▶ [TASK STATEMENT]:
Show all lines holding "React".

▶ [MATERIAL PROVIDED]:
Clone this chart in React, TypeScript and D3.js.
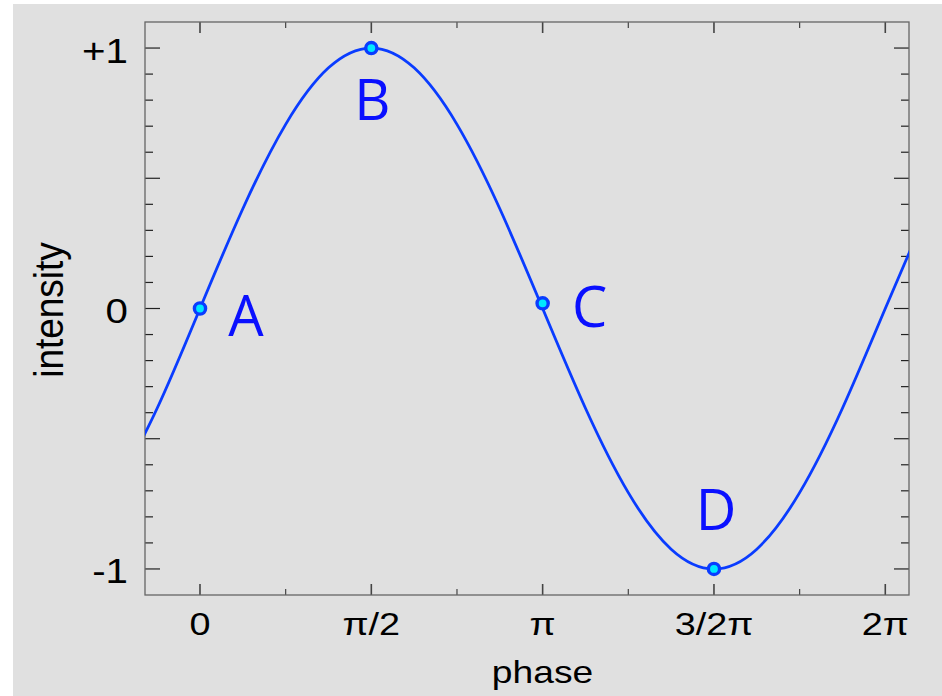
import React from "react";
import * as d3 from "d3";

// Sampled waveform (phase in multiples of π)
const PHASE = [-0.25, -0.125, 0, 0.125, 0.25, 0.375, 0.5, 0.625, 0.75, 0.875, 1, 1.125, 1.25, 1.375, 1.5, 1.625, 1.75, 1.875, 2, 2.125];
const INTENSITY = [-0.707, -0.383, 0, 0.383, 0.707, 0.924, 1, 0.924, 0.707, 0.383, 0, -0.383, -0.707, -0.924, -1, -0.924, -0.707, -0.383, 0, 0.383];

// Marked points on the wave
const MARK_LABELS = ["A", "B", "C", "D"];
const MARK_PHASE = [0, 0.5, 1, 1.5];
const MARK_INTENSITY = [0, 1, 0.02, -1];

// Axis ticks
const X_TICK_VALUES = [0, 0.5, 1, 1.5, 2];
const X_TICK_LABELS = ["0", "π/2", "π", "3/2π", "2π"];
const Y_TICK_VALUES = [-1, 0, 1];
const Y_TICK_LABELS = ["-1", "0", "+1"];

// Label offsets (px) relative to each marked point
const MARK_OFFSETS: [number, number][] = [
  [46, 27],
  [1, 72],
  [47, 24],
  [2, -39],
];

const W = 942;
const H = 696;
const PLOT = { left: 145, top: 22, right: 909, bottom: 595 };
const BLUE = "#0a3cff";
const LABEL_BLUE = "#0a10ff";
const AXIS_FONT = "'Liberation Sans', Arial, sans-serif";

export default function App() {
  const x = d3.scaleLinear().domain([-0.1605, 2.0692]).range([PLOT.left, PLOT.right]);
  const y = d3.scaleLinear().domain([-1.1, 1.1]).range([PLOT.bottom, PLOT.top]);

  const pts = PHASE.map((p, i) => [p, INTENSITY[i]] as [number, number]);
  const line = d3
    .line<[number, number]>()
    .x((d) => x(d[0]))
    .y((d) => y(d[1]))
    .curve(d3.curveNatural);

  // tick sets
  const yMinor = d3.range(-10, 11).map((k) => k / 10);
  const xMinor = d3.range(0, 9).map((k) => k / 4);

  const ticks: React.ReactNode[] = [];
  yMinor.forEach((v, i) => {
    const major = Math.abs(Math.round(v * 10)) % 5 === 0;
    const len = major ? 15 : 8;
    const yy = y(v);
    ticks.push(
      <line key={`yl${i}`} x1={PLOT.left} x2={PLOT.left + len} y1={yy} y2={yy} stroke="#222" strokeWidth={1.2} />,
      <line key={`yr${i}`} x1={PLOT.right} x2={PLOT.right - len} y1={yy} y2={yy} stroke="#222" strokeWidth={1.2} />
    );
  });
  xMinor.forEach((v, i) => {
    const major = i % 2 === 0;
    const len = major ? 11 : 6;
    const xx = x(v);
    ticks.push(
      <line key={`xb${i}`} x1={xx} x2={xx} y1={PLOT.bottom} y2={PLOT.bottom - len} stroke="#444" strokeWidth={major ? 1.6 : 1.2} />,
      <line key={`xt${i}`} x1={xx} x2={xx} y1={PLOT.top} y2={PLOT.top + len} stroke="#444" strokeWidth={major ? 1.6 : 1.2} />
    );
  });

  return (
    <svg
      width={W}
      height={H}
      viewBox={`0 0 ${W} ${H}`}
      style={{ position: "absolute", left: 0, top: 0, display: "block" }}
    >
      <rect x={0} y={0} width={W} height={H} fill="#ffffff" />
      <rect x={13} y={4} width={W - 13} height={H - 4} fill="#e0e0e0" />

      <defs>
        <clipPath id="plotClip">
          <rect x={PLOT.left} y={PLOT.top} width={PLOT.right - PLOT.left} height={PLOT.bottom - PLOT.top} />
        </clipPath>
      </defs>

      {ticks}
      <rect
        x={PLOT.left}
        y={PLOT.top}
        width={PLOT.right - PLOT.left}
        height={PLOT.bottom - PLOT.top}
        fill="none"
        stroke="#666"
        strokeWidth={1.3}
      />

      <path d={line(pts) ?? ""} fill="none" stroke={BLUE} strokeWidth={2.8} clipPath="url(#plotClip)" />

      {MARK_LABELS.map((lab, i) => (
        <circle
          key={`m${lab}`}
          cx={x(MARK_PHASE[i])}
          cy={y(MARK_INTENSITY[i])}
          r={5.6}
          fill="#00e8ff"
          stroke={BLUE}
          strokeWidth={3.4}
        />
      ))}
      {MARK_LABELS.map((lab, i) => (
        <text
          key={`t${lab}`}
          x={x(MARK_PHASE[i]) + MARK_OFFSETS[i][0]}
          y={y(MARK_INTENSITY[i]) + MARK_OFFSETS[i][1]}
          textAnchor="middle"
          fontFamily="'Open Sans', 'Noto Sans', sans-serif"
          fontSize={56}
          fill={LABEL_BLUE}
        >
          {lab}
        </text>
      ))}

      {/* y tick labels */}
      {Y_TICK_VALUES.map((v, i) => (
        <text
          key={`yt${i}`}
          transform={`translate(128,${y(v) + 14.5}) scale(1.12,1)`}
          textAnchor="end"
          fontFamily={AXIS_FONT}
          fontSize={36}
          fill="#000"
        >
          {Y_TICK_LABELS[i]}
        </text>
      ))}

      {/* x tick labels */}
      {X_TICK_VALUES.map((v, i) => (
        <text
          key={`xt${i}`}
          transform={`translate(${x(v)},${PLOT.bottom + 40}) scale(1.22,1)`}
          textAnchor="middle"
          fontFamily={AXIS_FONT}
          fontSize={31}
          fill="#000"
        >
          {X_TICK_LABELS[i]}
        </text>
      ))}

      <text
        transform={`translate(542.5,682.5) scale(1.22,1)`}
        textAnchor="middle"
        fontFamily={AXIS_FONT}
        fontSize={30.5}
        fill="#000"
      >
        phase
      </text>
      <text
        transform={`translate(62.5,310) scale(1.1,1) rotate(-90)`}
        textAnchor="middle"
        fontFamily={AXIS_FONT}
        fontSize={37}
        fill="#000"
      >
        intensity
      </text>
    </svg>
  );
}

▶ [RESPONSE BELOW]:
Clone this chart in React, TypeScript and D3.js.
import React from "react";
  const ticks: React.ReactNode[] = [];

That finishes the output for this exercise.